There’s nothing like visiting Colorado’s Grand Mesa in the thick of a blizzard | AspenTimes.com

There’s nothing like visiting Colorado’s Grand Mesa in the thick of a blizzard

The main lodge at Grand Mesa Lodge towers over the rustic cabins below. More than two feet of snow had fallen before a bluebird day on Saturday.
Scott Condon/The Aspen Times

In a good winter, visiting the Grand Mesa is like visiting Siberia — and this is a very good winter.

My wife, Ann, and I lucked out because Highway 65 onto the mesa was just reopening at about noon Friday after avalanche mitigation. The hulking landmass in western Colorado catches the brunt of storms approaching from the west, so it gets copious amounts of snow. When we arrived, the mesa had received about 24 inches of snow in the prior 36 hours. It wrung out another 4 inches or so before the storm broke.

A highway worker was removing the road-closed sign just past Powderhorn Ski Area when we pulled up. That was about halfway to our destination at the Grand Mesa Lodge. Climbing up the remaining snow-clogged road to 10,500 feet in elevation at the tail end of a blizzard was exhilarating. We nearly had the route to ourselves.

Owners Mike and Rose do a remarkable job keeping their internal road open to the 14 rustic cabins. You can’t help but feel like a rat in a maze as you negotiate the short, twisting route with snow piled 8 feet high on both sides.

When we reached our brown cabin, it looked like a gingerbread house with a ridiculous amount of white frosting piled on top. The snow layer on the roof was easily 3 feet thick. Fortunately it’s built on a hillside, so the southeastern view to Island Lake was clear and spectacular.

We met up with two other couples that had their own cabins.

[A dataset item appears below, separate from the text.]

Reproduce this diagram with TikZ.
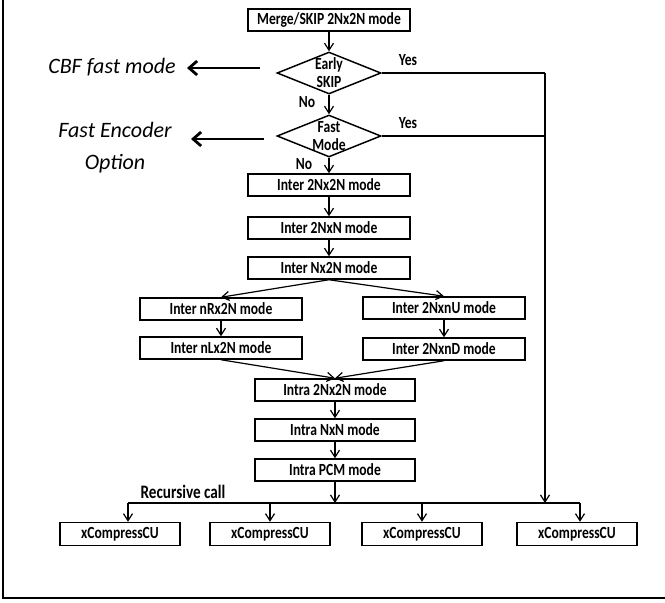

Each couple hosted dinner on a different night and we amused ourselves with intense games of Yahtzee, Uno and the like. And, of course, a few beverages.

Saturday was the payoff with a bluebird sky, pleasant temperatures and immaculately groomed cross-country ski trails. The Grand Mesa Nordic Council does a fabulous job maintaining a 20-mile network in the County Line and Skyway trail systems, which can be connected. My friend Bob and I picked a 10.5-mile loop that passed through marshmallow-cream valleys, narrow passages through dense spruce forests and rolling meadows. I could feel the workweek tension dissipate with each move. The majestic San Juan Mountains were visible far to the south.

The skiing was so good that I had to return solo on Sunday to make another loop of about 7.5 miles to compare with the first. I knew the skiing back in the Roaring Fork Valley had to be good, but the Grand Mesa experience is so unique I didn’t suffer from alpine envy.

Friends went to a third cross-country area on Grand Mesa called the Ward Trails. That network is designed more for touring, with 11 miles total of trails and slightly more than one-third of it groomed. It’s like skiing on signed trails in an expanded Northstar Nature Preserve east of Aspen.

While it was a joy to get away from cellphones and computer connections, we didn’t have to suffer without championship football. The wonderfully rebuilt main lodge now includes a bar and restaurant. An eclectic mix of snowmobilers, skiers and locals cheered and groaned, depending on their loyalties, as both NFL games extended into overtime.

The three-day weekend seemed like a world apart — Siberia maybe — though just 2½ hours drive time from Carbondale.